DATA
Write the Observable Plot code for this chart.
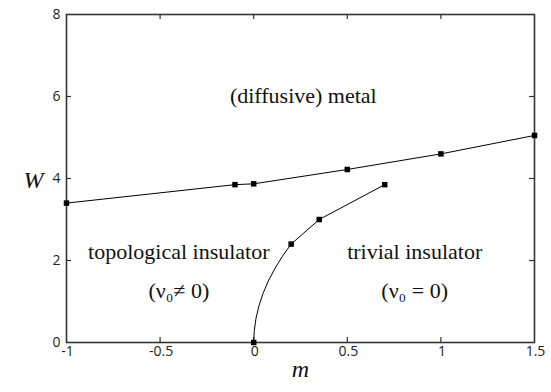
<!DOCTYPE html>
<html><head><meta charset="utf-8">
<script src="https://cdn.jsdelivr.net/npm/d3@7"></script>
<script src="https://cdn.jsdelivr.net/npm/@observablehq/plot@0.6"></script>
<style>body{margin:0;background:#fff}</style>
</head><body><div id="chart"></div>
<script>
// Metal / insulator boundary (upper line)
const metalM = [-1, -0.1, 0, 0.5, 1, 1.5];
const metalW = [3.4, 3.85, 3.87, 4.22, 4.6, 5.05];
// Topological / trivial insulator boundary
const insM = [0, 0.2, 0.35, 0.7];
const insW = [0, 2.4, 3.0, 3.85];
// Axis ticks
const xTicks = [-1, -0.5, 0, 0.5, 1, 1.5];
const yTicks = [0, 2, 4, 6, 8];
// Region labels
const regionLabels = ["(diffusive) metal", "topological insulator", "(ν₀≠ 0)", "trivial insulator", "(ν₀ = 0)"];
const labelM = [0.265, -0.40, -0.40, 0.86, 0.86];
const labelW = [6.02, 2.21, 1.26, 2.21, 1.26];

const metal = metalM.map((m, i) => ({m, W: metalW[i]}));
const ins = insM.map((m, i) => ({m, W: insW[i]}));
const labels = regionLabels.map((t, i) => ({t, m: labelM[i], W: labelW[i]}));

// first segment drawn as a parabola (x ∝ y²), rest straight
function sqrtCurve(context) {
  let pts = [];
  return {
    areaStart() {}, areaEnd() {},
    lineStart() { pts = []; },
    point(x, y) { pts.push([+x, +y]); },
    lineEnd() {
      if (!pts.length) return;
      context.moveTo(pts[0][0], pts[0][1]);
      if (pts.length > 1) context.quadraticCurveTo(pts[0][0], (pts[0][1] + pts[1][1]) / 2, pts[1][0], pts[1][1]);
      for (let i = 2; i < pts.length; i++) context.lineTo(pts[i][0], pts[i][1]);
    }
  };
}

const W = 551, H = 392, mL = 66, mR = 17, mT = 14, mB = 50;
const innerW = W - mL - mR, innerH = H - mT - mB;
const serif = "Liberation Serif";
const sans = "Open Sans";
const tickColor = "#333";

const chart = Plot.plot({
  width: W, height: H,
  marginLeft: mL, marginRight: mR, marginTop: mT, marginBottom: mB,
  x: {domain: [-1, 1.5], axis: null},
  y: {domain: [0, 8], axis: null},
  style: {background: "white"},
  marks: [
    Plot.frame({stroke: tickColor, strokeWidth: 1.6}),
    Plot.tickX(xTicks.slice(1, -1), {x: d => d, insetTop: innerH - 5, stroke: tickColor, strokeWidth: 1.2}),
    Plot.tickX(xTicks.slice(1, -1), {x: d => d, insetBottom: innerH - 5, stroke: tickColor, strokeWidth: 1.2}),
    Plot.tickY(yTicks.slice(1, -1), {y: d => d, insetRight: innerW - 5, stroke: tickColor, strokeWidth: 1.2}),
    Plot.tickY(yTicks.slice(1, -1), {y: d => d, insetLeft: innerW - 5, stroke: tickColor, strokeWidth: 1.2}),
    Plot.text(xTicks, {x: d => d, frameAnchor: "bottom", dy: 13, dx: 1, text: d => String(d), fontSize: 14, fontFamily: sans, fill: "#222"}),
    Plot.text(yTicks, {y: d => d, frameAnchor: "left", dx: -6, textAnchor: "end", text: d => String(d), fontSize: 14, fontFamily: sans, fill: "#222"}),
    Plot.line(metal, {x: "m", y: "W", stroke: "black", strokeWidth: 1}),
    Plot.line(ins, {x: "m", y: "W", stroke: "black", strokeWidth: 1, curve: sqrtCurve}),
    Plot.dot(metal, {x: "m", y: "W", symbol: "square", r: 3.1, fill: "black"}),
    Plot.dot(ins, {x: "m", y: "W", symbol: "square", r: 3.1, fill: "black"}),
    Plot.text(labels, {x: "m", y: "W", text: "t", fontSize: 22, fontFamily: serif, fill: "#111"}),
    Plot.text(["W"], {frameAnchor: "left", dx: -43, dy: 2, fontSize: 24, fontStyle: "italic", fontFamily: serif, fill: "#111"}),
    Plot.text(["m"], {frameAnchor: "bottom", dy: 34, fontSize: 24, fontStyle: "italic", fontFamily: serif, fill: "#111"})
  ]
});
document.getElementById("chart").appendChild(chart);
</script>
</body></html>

PROBLEM DETAILS
Pick each line holding the word "chart" out of the data and copy it.

EXERCISE OUTPUT
Write the Observable Plot code for this chart.
</head><body><div id="chart"></div>
const chart = Plot.plot({
document.getElementById("chart").appendChild(chart);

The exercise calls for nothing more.